▶ _PROBLEM_
Every line with the word "React" in it should be extracted from the data that follows.

▶ _RAW DATA_
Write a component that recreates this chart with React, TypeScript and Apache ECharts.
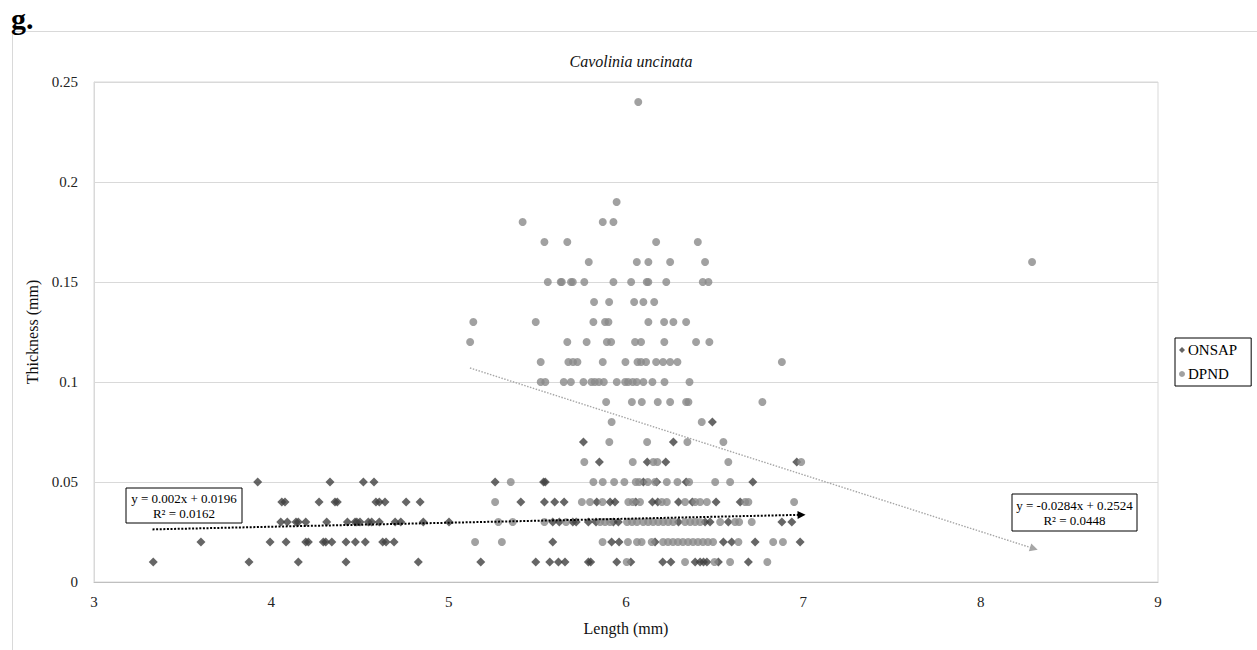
import React, { useEffect, useRef } from "react";
import * as echarts from "echarts";

const FONT = "Liberation Serif";

// Thickness level (mm) -> lengths (mm) of specimens at that level
const ONSAP_ROWS: Array<[number, number[]]> = [
  [0.01, [3.334, 3.874, 4.152, 4.421, 4.829, 5.181, 5.491, 5.57, 5.619, 5.656, 5.788, 5.801, 5.948, 6.027, 6.207, 6.253, 6.39, 6.418, 6.437, 6.456, 6.521, 6.69]],
  [0.02, [3.603, 3.993, 4.083, 4.194, 4.209, 4.293, 4.307, 4.341, 4.421, 4.474, 4.53, 4.628, 4.647, 4.692, 5.587, 5.919, 5.961, 6.164, 6.549, 6.596, 6.728, 6.982]],
  [0.03, [4.053, 4.09, 4.139, 4.152, 4.194, 4.312, 4.429, 4.472, 4.482, 4.5, 4.547, 4.566, 4.609, 4.698, 4.73, 4.857, 5.002, 5.587, 5.624, 5.7, 5.719, 5.788, 5.831, 5.929, 5.957, 6.296, 6.446, 6.474, 6.577, 6.879, 6.935]],
  [0.04, [4.059, 4.077, 4.269, 4.359, 4.372, 4.59, 4.609, 4.641, 4.76, 4.839, 5.407, 5.54, 5.598, 5.651, 5.835, 5.91, 5.938, 6.055, 6.149, 6.179, 6.296, 6.374, 6.508, 6.644]],
  [0.05, [3.923, 4.331, 4.519, 4.579, 5.262, 5.535, 5.545, 6.098, 6.173, 6.339, 6.715]],
  [0.06, [5.85, 6.12, 6.224, 6.963]],
  [0.07, [5.76, 6.267]],
  [0.08, [6.487]],
];

const DPND_ROWS: Array<[number, number[]]> = [
  [0.01, [6.004, 6.333, 6.499, 6.587, 6.797]],
  [0.02, [5.149, 5.3, 5.868, 6.011, 6.062, 6.088, 6.145, 6.209, 6.237, 6.265, 6.293, 6.321, 6.35, 6.378, 6.406, 6.434, 6.462, 6.491, 6.634, 6.83, 6.885]],
  [0.03, [5.28, 5.361, 5.54, 5.662, 5.854, 5.882, 5.91, 6.006, 6.034, 6.062, 6.097, 6.125, 6.153, 6.182, 6.21, 6.238, 6.266, 6.333, 6.362, 6.39, 6.418, 6.531, 6.615, 6.638, 6.709]],
  [0.04, [5.262, 5.751, 5.797, 5.867, 6.013, 6.038, 6.079, 6.202, 6.23, 6.333, 6.39, 6.418, 6.456, 6.672, 6.69, 6.948]],
  [0.05, [5.35, 5.816, 5.869, 5.933, 5.991, 6.055, 6.074, 6.123, 6.164, 6.23, 6.29, 6.356, 6.503, 6.587]],
  [0.06, [5.765, 6.038, 6.154, 6.177, 6.577, 6.988]],
  [0.07, [5.906, 6.119, 6.346, 6.549]],
  [0.08, [5.919, 6.427]],
  [0.09, [5.888, 6.033, 6.089, 6.179, 6.249, 6.339, 6.352, 6.769]],
  [0.1, [5.519, 5.545, 5.649, 5.689, 5.76, 5.805, 5.824, 5.847, 5.875, 5.948, 5.995, 6.012, 6.038, 6.061, 6.098, 6.149, 6.217, 6.358]],
  [0.11, [5.519, 5.675, 5.701, 5.726, 5.869, 5.997, 6.065, 6.085, 6.113, 6.17, 6.209, 6.249, 6.29, 6.879]],
  [0.12, [5.121, 5.669, 5.778, 5.892, 5.916, 6.051, 6.085, 6.216, 6.395, 6.47]],
  [0.13, [5.139, 5.491, 5.816, 5.882, 5.901, 6.126, 6.215, 6.267, 6.339]],
  [0.14, [5.82, 5.905, 6.046, 6.098, 6.159]],
  [0.15, [5.559, 5.632, 5.638, 5.69, 5.7, 5.765, 5.929, 6.029, 6.117, 6.126, 6.227, 6.433, 6.465]],
  [0.16, [5.79, 6.061, 6.126, 6.249, 6.446, 8.29]],
  [0.17, [5.54, 5.669, 6.17, 6.405]],
  [0.18, [5.417, 5.869, 5.929]],
  [0.19, [5.947]],
  [0.24, [6.069]],
];

// Linear trendline endpoints [length, thickness]
const ONSAP_TREND: number[][] = [[3.33, 0.0263], [6.99, 0.0336]];
const DPND_TREND: number[][] = [[5.12, 0.107], [8.3, 0.0167]];

const ONSAP_EQ = ["y = 0.002x + 0.0196", "R² = 0.0162"];
const DPND_EQ = ["y = -0.0284x + 0.2524", "R² = 0.0448"];

const X_RANGE = [3, 9, 1];
const Y_RANGE = [0, 0.25, 0.05];

const toPoints = (rows: Array<[number, number[]]>) =>
  rows.flatMap(([y, xs]) => xs.map((x) => [x, y]));

export default function App() {
  const ref = useRef<HTMLDivElement>(null);

  useEffect(() => {
    if (!ref.current) return;
    const chart = echarts.init(ref.current, undefined, { renderer: "svg" });

    const eqBox = (x: number, y: number, w: number, h: number, lines: string[]) => ({
      type: "group",
      x,
      y,
      z: 100,
      children: [
        { type: "rect", shape: { x: 0, y: 0, width: w, height: h }, style: { fill: "#fff", stroke: "#000", lineWidth: 1 } },
        { type: "text", x: w / 2, y: h * 0.3, style: { text: lines[0], fontFamily: FONT, fontSize: 13, fill: "#000", align: "center", verticalAlign: "middle" } },
        { type: "text", x: w / 2, y: h * 0.72, style: { text: lines[1], fontFamily: FONT, fontSize: 13, fill: "#000", align: "center", verticalAlign: "middle" } },
      ],
    });

    chart.setOption({
      animation: false,
      backgroundColor: "#fff",
      title: {
        text: "Cavolinia uncinata",
        left: 626,
        textAlign: "center",
        top: 48,
        textStyle: { fontFamily: FONT, fontStyle: "italic", fontWeight: "normal", fontSize: 16, color: "#111" },
      },
      legend: {
        orient: "vertical",
        left: 1175,
        top: 338,
        padding: [4, 14, 4, 4],
        itemGap: 8,
        itemWidth: 6,
        itemHeight: 6,
        borderColor: "#000",
        borderWidth: 1,
        backgroundColor: "#fff",
        textStyle: { fontFamily: FONT, fontSize: 15, color: "#000", lineHeight: 16, padding: [0, 0, 0, -2] },
        data: ["ONSAP", "DPND"],
      },
      grid: {
        left: 94,
        right: 99,
        top: 82,
        bottom: 68,
        show: true,
        borderColor: "#d9d9d9",
        borderWidth: 1,
      },
      xAxis: {
        type: "value",
        min: X_RANGE[0],
        max: X_RANGE[1],
        interval: X_RANGE[2],
        name: "Length (mm)",
        nameLocation: "middle",
        nameGap: 38,
        nameTextStyle: { fontFamily: FONT, fontSize: 16, color: "#111" },
        axisLine: { show: true, lineStyle: { color: "#bfbfbf" } },
        axisTick: { show: false },
        axisLabel: { fontFamily: FONT, fontSize: 15, color: "#222", margin: 12 },
        splitLine: { show: false },
      },
      yAxis: {
        type: "value",
        min: Y_RANGE[0],
        max: Y_RANGE[1],
        interval: Y_RANGE[2],
        name: "Thickness (mm)",
        nameLocation: "middle",
        nameGap: 42,
        nameTextStyle: { fontFamily: FONT, fontSize: 16, color: "#111" },
        axisLine: { show: true, lineStyle: { color: "#d9d9d9" } },
        axisTick: { show: false },
        axisLabel: { fontFamily: FONT, fontSize: 15, color: "#222", margin: 16 },
        splitLine: { show: true, lineStyle: { color: "#d9d9d9" } },
      },
      graphic: [
        {
          type: "rect",
          z: -10,
          silent: true,
          shape: { x: 12.5, y: 31.5, width: 1260, height: 640 },
          style: { fill: "none", stroke: "#d9d9d9", lineWidth: 1 },
        },
        {
          type: "text",
          x: 11,
          y: 3,
          style: { text: "g.", fontFamily: FONT, fontSize: 30, fontWeight: "bold", fill: "#000" },
        },
        eqBox(126, 488, 116, 35, ONSAP_EQ),
        eqBox(1012, 494, 125, 37, DPND_EQ),
      ],
      series: [
        {
          name: "ONSAP",
          type: "scatter",
          symbol: "diamond",
          symbolSize: 9,
          itemStyle: { color: "#404040" },
          data: toPoints(ONSAP_ROWS),
          markLine: {
            silent: true,
            symbol: ["none", "triangle"],
            symbolSize: 8,
            label: { show: false },
            lineStyle: { color: "#000", width: 2, type: [2, 1.6] },
            data: [[{ coord: ONSAP_TREND[0] }, { coord: ONSAP_TREND[1] }]],
          },
        },
        {
          name: "DPND",
          type: "scatter",
          symbol: "circle",
          symbolSize: 8,
          itemStyle: { color: "#8a8a8a" },
          data: toPoints(DPND_ROWS),
          markLine: {
            silent: true,
            symbol: ["none", "triangle"],
            symbolSize: 8,
            label: { show: false },
            lineStyle: { color: "#a6a6a6", width: 1.4, type: [1.5, 1.5] },
            data: [[{ coord: DPND_TREND[0] }, { coord: DPND_TREND[1] }]],
          },
        },
      ],
    });

    return () => chart.dispose();
  }, []);

  return (
    <div
      ref={ref}
      style={{ position: "fixed", left: 0, top: 0, width: 1257, height: 650 }}
    />
  );
}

▶ _PROBLEM SOLUTION_
Write a component that recreates this chart with React, TypeScript and Apache ECharts.
import React, { useEffect, useRef } from "react";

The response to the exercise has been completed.